6月18日、北海道南部の八雲町でトラックが高速バスと正面衝突し17人が死傷した事故。
専門家はドライブレコーダーの映像からバスにとって「事故は避けられなかった」と指摘しました。
ドライブレコーダー:「わー」
センターラインを越え、向かってきたバスと正面衝突するトラック。トラックに速度を落とす様子はみられませんでした。
梶谷誠さんの親族:「原因が分かって、それが本人のせいではないと証明されたらいいと思っているよ。(Q:梶谷誠さんに持病はありましたか?)聞いたことはない。落ち着いて一生懸命仕事する真面目なヤツだったよ」
トラックを運転していた梶谷誠さんの親族が、辛い胸の内を明かしました。
運転歴30年のベテランで、これまでにも大きな事故はなかったという梶谷さん。事故はなぜ、起きてしまったのでしょうか。
沼田 海征 記者:「国道5号のトラック側の車線を走っています。直線で、見通しが良い印象を受けます」
この日、トラックは森町を出発。七飯町で30頭のブタを積み込み、八雲町に向かいました。
沼田 海征 記者:「直線から緩やかな左カーブになり、路肩が狭くなりました。このあたりが事故現場です」
事故現場までの道路は約50キロに渡ってほぼ直線でした。
警察によりますと事故現場にはトラックがブレーキをかけた痕跡が残っていないことが新たにわかりました。
交通事故鑑定人 澁澤 敬造さん:「運転手さんの人為的なエラーが事故に繋がったと考えるのが自然」
交通事故の鑑識捜査に長年携わってきた専門家は、こうした事故の一般的な原因はドライバーにあると指摘します。
交通事故鑑定人 澁澤 敬造さん:「ぼうっとしてしまうということですね。単調な運転になっていたでしょうから」
現場は事故の多い場所として知られていました。
「国道5号線八雲町通過の心得」。
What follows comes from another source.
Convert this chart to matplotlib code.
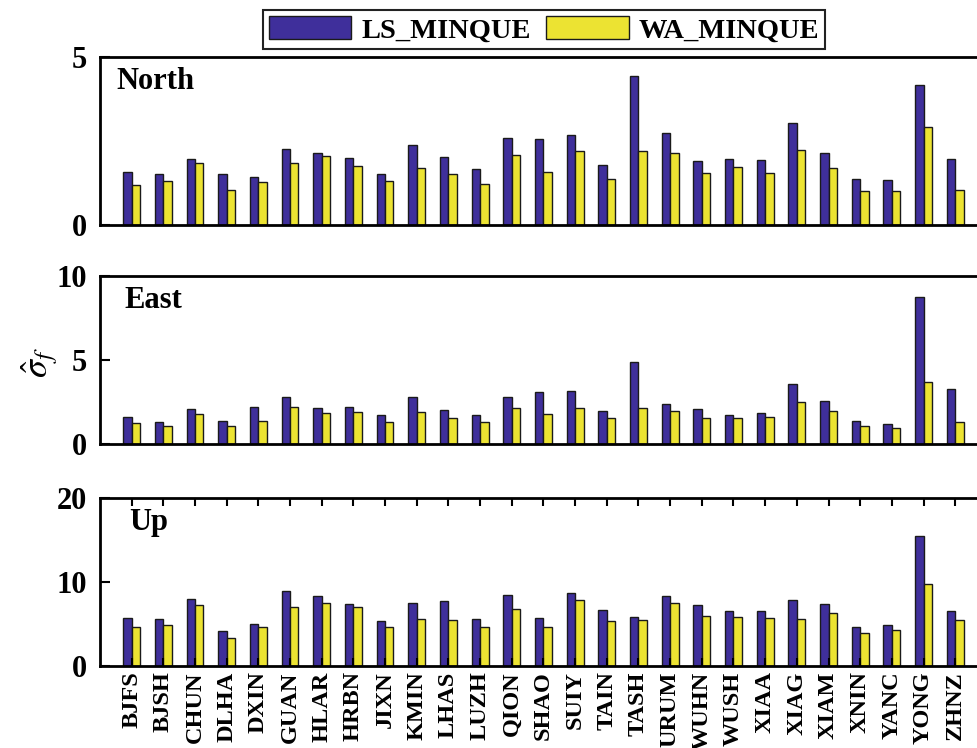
import matplotlib
matplotlib.use('Agg')
import matplotlib.pyplot as plt
import numpy as np
from matplotlib.patches import Patch

# station names and sigma estimates
stations = ['BJFS', 'BJSH', 'CHUN', 'DLHA', 'DXIN', 'GUAN', 'HLAR', 'HRBN', 'JIXN',
            'KMIN', 'LHAS', 'LUZH', 'QION', 'SHAO', 'SUIY', 'TAIN', 'TASH', 'URUM',
            'WUHN', 'WUSH', 'XIAA', 'XIAG', 'XIAM', 'XNIN', 'YANC', 'YONG', 'ZHNZ']

north_ls = [1.57, 1.52, 1.95, 1.52, 1.43, 2.25, 2.13, 1.99, 1.52, 2.37, 2.02, 1.67, 2.58, 2.56,
            2.66, 1.79, 4.42, 2.74, 1.90, 1.95, 1.92, 3.03, 2.14, 1.36, 1.34, 4.17, 1.97]
north_wa = [1.20, 1.31, 1.84, 1.05, 1.29, 1.84, 2.04, 1.76, 1.31, 1.68, 1.51, 1.23, 2.08, 1.57,
            2.21, 1.37, 2.21, 2.15, 1.54, 1.73, 1.53, 2.24, 1.70, 1.01, 1.00, 2.92, 1.05]

east_ls = [1.60, 1.34, 2.11, 1.40, 2.19, 2.81, 2.13, 2.19, 1.72, 2.79, 2.02, 1.74, 2.79, 3.12,
           3.14, 1.97, 4.88, 2.41, 2.07, 1.74, 1.86, 3.56, 2.55, 1.40, 1.19, 8.75, 3.30]
east_wa = [1.25, 1.10, 1.78, 1.07, 1.40, 2.23, 1.84, 1.92, 1.32, 1.94, 1.56, 1.34, 2.15, 1.80,
           2.15, 1.56, 2.13, 1.97, 1.56, 1.56, 1.60, 2.49, 1.97, 1.10, 0.98, 3.71, 1.30]

up_ls = [5.64, 5.52, 7.98, 4.09, 5.00, 8.85, 8.33, 7.31, 5.36, 7.46, 7.66, 5.56, 8.38, 5.71,
         8.61, 6.67, 5.76, 8.30, 7.27, 6.47, 6.51, 7.82, 7.35, 4.57, 4.88, 15.40, 6.47]
up_wa = [4.61, 4.85, 7.19, 3.26, 4.61, 7.03, 7.50, 6.99, 4.65, 5.56, 5.44, 4.65, 6.79, 4.65,
         7.78, 5.28, 5.40, 7.50, 5.95, 5.80, 5.68, 5.60, 6.31, 3.85, 4.29, 9.73, 5.44]

panel_names = ['North', 'East', 'Up']
y_max = [5, 10, 20]
y_ticks = [[0, 5], [0, 5, 10], [0, 10, 20]]
legend_labels = ['LS_MINQUE', 'WA_MINQUE']

c_ls = '#3f2f9b'
c_wa = '#ece332'

plt.rcParams['font.family'] = 'Liberation Serif'
plt.rcParams['font.weight'] = 'normal'
plt.rcParams['mathtext.fontset'] = 'stix'

fig = plt.figure(figsize=(9.77, 7.48), dpi=100)

# axes boxes in figure fractions (right edge runs off the canvas, as in the original)
boxes = [[0.1024, 0.6992, 0.9077, 0.225],
         [0.1024, 0.4060, 0.9077, 0.2254],
         [0.1024, 0.1100, 0.9077, 0.2246]]
label_pos = [(0.018, 0.94), (0.027, 0.94), (0.033, 0.94)]

data = [(north_ls, north_wa), (east_ls, east_wa), (up_ls, up_wa)]
x = np.arange(1, len(stations) + 1)
w = 0.265

axes = []
for k, (ls, wa) in enumerate(data):
    ax = fig.add_axes(boxes[k])
    ax.bar(x - w / 2, ls, width=w, color=c_ls, edgecolor='#1a1a1a', linewidth=1.0)
    ax.bar(x + w / 2, wa, width=w, color=c_wa, edgecolor='#1a1a1a', linewidth=1.0)
    ax.set_xlim(0, 28)
    ax.set_ylim(0, y_max[k])
    ax.set_yticks(y_ticks[k])
    ax.set_yticklabels([str(t) for t in y_ticks[k]], fontsize=22, fontweight='bold')
    ax.tick_params(axis='y', direction='in', length=7, width=1.5, pad=9.5)
    for s in ax.spines.values():
        s.set_linewidth(2)
    ax.text(label_pos[k][0], label_pos[k][1], panel_names[k], transform=ax.transAxes,
            fontsize=22, fontweight='bold', va='top', ha='left')
    if k < 2:
        ax.set_xticks([])
    else:
        ax.set_xticks(x)
        ax.set_xticklabels(stations, rotation=90, fontsize=17.5, fontweight='bold')
        ax.tick_params(axis='x', direction='in', length=6, width=1.5, top=True, pad=4)
    axes.append(ax)

fig.text(0.041, 0.515, r'$\hat{\sigma}_f$', rotation=90, fontsize=26,
         ha='center', va='center')

handles = [Patch(facecolor=c_ls, edgecolor='#1a1a1a'), Patch(facecolor=c_wa, edgecolor='#1a1a1a')]
leg = fig.legend(handles, legend_labels, loc='center', bbox_to_anchor=(0.557, 0.9605), ncol=2,
                 fancybox=False, edgecolor='#222222', framealpha=1,
                 prop={'family': 'Liberation Serif', 'weight': 'bold', 'size': 20.5},
                 handlelength=2.9, handleheight=0.9, columnspacing=0.55, handletextpad=0.35,
                 borderpad=0.2, borderaxespad=0)
leg.get_frame().set_linewidth(1.5)

fig.savefig('out.png', dpi=100)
八雲町のホームページです。
現場の国道では居眠りや追い越しの事故が多発しているといいます。
事故で亡くなったバス運転手の興膳孝幸さん。
同じ会社に勤務し、この路線を一緒に乗務したこともある、かつての同僚は、興膳さんは非常に安全意識の高いドライバーだったと話します。
興膳さんの元同僚 月宮 正人さん:「誰よりも早く出勤されて、運行前のバスの点検や、車両の状況なども、細かく、くまなく点検される方。タイヤの溝まで細かくチェックする方でした」
ドライブレコーダーの映像から、興膳さんの思いを指摘します。
興膳さんの元同僚 月宮 正人さん:「あんな恐ろしい、凄まじい衝撃と、あれだけ余裕の無い道幅で、よくあれだけピタッとまっすぐ止まったなと。あれが彼が精一杯できた思いなのかなと」
事故の直前、興膳さんのバスは、急ブレーキをかけて道路左側に寄り、事故を避けようとしていました。
交通事故鑑定人 澁澤 敬造さん:「今回の現場では、バスの左側にガードロープといって路外に落ちないようにするための構造物がありました」
急なアクシデントで、バスに『逃げ場』がなかったことがわかります。
交通事故鑑定人 澁澤 敬造さん:「今回の事故は本当に防ぎようがない事故だなっていう感じはしますよね」
双方の運転手を含む5人が死亡、乗客12人が重軽傷を負う大きな事故。
警察は6月19日、過失運転致死の疑いでトラックを所有する会社を家宅捜索し、調べを進めています。